Internally the hash store is tiered (a fast per-domain layer in front of a shared global layer) so that the common "have I seen this?" check stays cheap under many threads. As a user you control it only through the two size/count keys above and through what gets hashed:

Choosing hash properties¶

Game Configuration > Hash Properties is the most important correctness/performance lever you control directly. It defines a state's identity: two states whose hash-property values match are considered the same and deduplicated.

Too few / too coarse → distinct situations collide and get discarded; the engine may miss the solution.
Too many / too noisy → situations that are effectively identical look different; the state count explodes and you run out of memory.

Hash exactly the properties that matter to the outcome (position, room, HP, key game flags) and nothing cosmetic (animation frames, RNG, timers you don't care about). For Prince of Persia, this is why Disable Non-Gameplay RNG matters: it stops torch/animation RNG churn from making otherwise identical states hash differently.

Hash step tolerance¶

Runner Configuration > Hash Step Tolerance controls how eagerly states are re-hashed across consecutive steps. 0 hashes every step (maximum precision, maximum state count). A higher value lets a state persist for a few steps before being re-considered for deduplication, collapsing near-identical successive frames — fewer states, faster, at the risk of skipping over a fine-grained distinction. Start at 0; raise it only if the state count is unmanageable and you've confirmed the lost precision doesn't drop the solution. (Trigger Checkpoint carries its own per-milestone Tolerance, described in chapter 3.)

The NUMA / threading model¶

JaffarPlus is built for many-core machines. It parallelizes state expansion across OpenMP threads, and it is NUMA-aware: on a multi-socket / multi-domain machine, each NUMA domain gets its own slice of the state database, and one thread per domain acts as that domain's delegate for allocating the domain-local queues. This keeps each thread working mostly on memory close to it.

(Source: source/numa.hpp, source/stateDb.hpp.)

Practical consequences:

Thread count comes from OpenMP (OMP_NUM_THREADS), or can be overridden with the JAFFAR_ENGINE_OVERRIDE_MAX_THREAD_COUNT environment variable. With one thread the engine collapses to a single NUMA domain.
Pin your threads on production runs (OMP_PROC_BIND=true/close, or taskset).

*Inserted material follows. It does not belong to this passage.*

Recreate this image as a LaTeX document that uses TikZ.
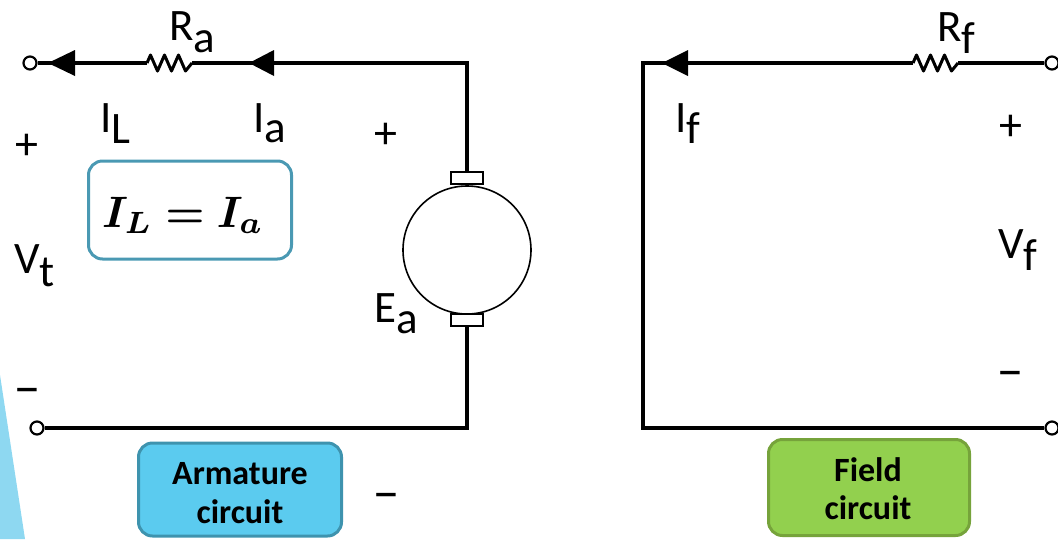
\documentclass[tikz,border=0pt]{standalone}
\usepackage{amsmath}
\usepackage{bm}
\usepackage{graphicx}
\usepackage[no-math]{fontspec}
\setmainfont{Carlito}
\definecolor{armf}{HTML}{5BCBEF}
\definecolor{armb}{HTML}{3E93AE}
\definecolor{fldf}{HTML}{92D04E}
\definecolor{fldb}{HTML}{76A33B}
\definecolor{eqc}{HTML}{4A99B3}
\definecolor{tri}{HTML}{8ED8F1}
\begin{document}
\begin{tikzpicture}[x=1pt,y=-1pt,
  wire/.style={line width=4pt, line join=miter},
  thinl/.style={line width=1.6pt},
  zig/.style={line width=3pt, line join=round},
  term/.style={circle, draw, line width=2.2pt, fill=white, minimum size=13pt, inner sep=0pt},
  lbl/.style={font=\fontsize{45}{45}\selectfont, inner sep=0pt, anchor=base west},
  sgn/.style={font=\fontsize{46}{46}\selectfont, inner sep=0pt},
  msgn/.style={font=\fontsize{52}{52}\selectfont, inner sep=0pt},
  boxlbl/.style={font=\fontsize{34}{34}\selectfont\bfseries, inner sep=0pt, anchor=base},
  tag/.style={draw, line width=3pt, rounded corners=14pt, inner sep=0pt},
  brush/.style={draw, thinl, fill=white, minimum width=32pt, minimum height=12pt, inner sep=0pt},
]
\useasboundingbox (0,0) rectangle (1058,539);
\fill[tri] (0,375) -- (25,539) -- (0,539) -- cycle;

% ---------- armature circuit ----------
\coordinate (c1) at (467,63);
\coordinate (c2) at (467,428);
\coordinate (ra1) at (147,63);
\coordinate (ra2) at (192,63);
\node[circle, draw, thinl, minimum size=128pt, inner sep=0pt] (m) at (467,250) {};
\node[brush] (b1) at (467,178) {};
\node[brush] (b2) at (467,320) {};
\node[term] (t1) at (30,63) {};
\node[term] (t2) at (37,428) {};

\draw[wire] (t1.east) -- (ra1);
\draw[zig] (ra1) -- ++(3.5,-8) -- ++(7,16) -- ++(7,-16) -- ++(7,16) -- ++(7,-16) -- ++(7,16) -- (ra2);
\draw[wire] (ra2) -- (c1) -- (b1.north);
\draw[wire] (b2.south) -- (c2) -- (t2.east);
\fill (48,63) -- (75,50) -- (75,76) -- cycle;
\fill (249,63) -- (274,50) -- (274,76) -- cycle;

\node[lbl] (lra) at (169,40) {R\raisebox{-12pt}{a}};
\node[lbl] (lil) at (100,132) {I\raisebox{-11pt}{L}};
\node[lbl] (lia) at (253,132) {I\raisebox{-10pt}{a}};
\node[lbl] (lvt) at (14,273) {V\raisebox{-13pt}{t}};
\node[lbl] (lea) at (374,322) {E\raisebox{-11pt}{a}};

\node[sgn] (p1) at (27,147) {+};
\node[msgn] (n1) at (27,397) {−};
\node[sgn] (p2) at (386,136) {+};
\node[msgn] (n2) at (386,502) {−};

\node[tag, draw=eqc, fill=white, minimum width=203pt, minimum height=98pt] (eq) at (190,210) {};
\node[inner sep=0pt, anchor=base] (eqt) at (183,227) {\scalebox{4.4}{$\boldsymbol{I_L = I_a}$}};

\node[tag, draw=armb, fill=armf, minimum width=203pt, minimum height=93pt] (arm) at (240,489.5) {};
\node[boxlbl] (arm1) at (240,484) {Armature};
\node[boxlbl] (arm2) at (240,523) {circuit};

% ---------- field circuit ----------
\coordinate (f1) at (643,63);
\coordinate (f2) at (643,428);
\coordinate (rf1) at (913,63);
\coordinate (rf2) at (958,63);
\node[term] (t3) at (1052,63) {};
\node[term] (t4) at (1052,428) {};
\draw[wire] (t3.west) -- (rf2);
\draw[zig] (rf1) -- ++(3.5,-8) -- ++(7,16) -- ++(7,-16) -- ++(7,16) -- ++(7,-16) -- ++(7,16) -- (rf2);
\draw[wire] (rf1) -- (f1) -- (f2) -- (t4.west);
\fill (662,63) -- (688,50) -- (688,76) -- cycle;

\node[lbl] (lrf) at (937,41) {R\raisebox{-12pt}{f}};
\node[lbl] (lif) at (675,132) {I\raisebox{-11pt}{f}};
\node[lbl] (lvf) at (998,258) {V\raisebox{-12pt}{f}};
\node[sgn] (p3) at (1011,128) {+};
\node[msgn] (n3) at (1010,380) {−};

\node[tag, draw=fldb, fill=fldf, minimum width=201pt, minimum height=96pt] (fld) at (869,487.5) {};
\node[boxlbl] (fld1) at (868,481) {Field};
\node[boxlbl] (fld2) at (868,519) {circuit};
\end{tikzpicture}
\end{document}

Unpinned or oversubscribed threads can share cores; the engine identifies domains by the OpenMP thread id (dense and unique) precisely so that core-sharing does not corrupt domain assignment, but pinning still gives the best and most reproducible performance.
Determinism of depth, not path. More threads can surface a different optimal path, but best-first search guarantees the same optimal depth.

Tuning checklist¶

When a search is too slow or runs out of states, work down this list:

Shrink the state. Add unused memory blocks to Disabled State Properties. Biggest single win on most cores.
Tighten Hash Properties. Remove anything cosmetic/noisy. For PoP, set Disable Non-Gameplay RNG.
Tighten Allowed Input Sets. Fewer legal inputs per state = lower branching factor. Gate inputs with conditions so only sensible moves are tried in each situation.
Prune with Trigger Fail. Kill dead ends (death, wrong room) early.
Steer with a magnet. A standing magnet toward the goal focuses the frontier instead of exploring uniformly.
Give the databases room. Raise State Database > Max Size (Mb) and the Hash Database budgets if you have RAM to spare.
Consider frame-skip. A non-zero Frameskip > Rate searches coarser but advances faster; useful for long traversals where single-frame precision isn't needed.
Use all your cores, pinned. Set OMP_NUM_THREADS and pin them.

Environment overrides¶

Several settings can be overridden at runtime via environment variables, primarily for testing and benchmarking without editing the config:

Variable	Overrides
`JAFFAR_DRIVER_OVERRIDE_DRIVER_MAX_STEP`	`Driver Configuration` > `Max Steps`
`JAFFAR_ENGINE_OVERRIDE_MAX_STATEDB_SIZE_MB`	`Engine Configuration` > `State Database` > `Max Size (Mb)`
`JAFFAR_ENGINE_OVERRIDE_MAX_HASHDB_SIZE_MB`	`Engine Configuration` > `Hash Database` > `Max Store Size (Mb)`
`JAFFAR_ENGINE_OVERRIDE_MAX_THREAD_COUNT`	OpenMP thread count
`JAFFAR_IS_DRY_RUN`	Set internally by `--dryRun`; skips the NUMA check and trace-file loading during config validation

See the Tooling Reference for the command-line flags.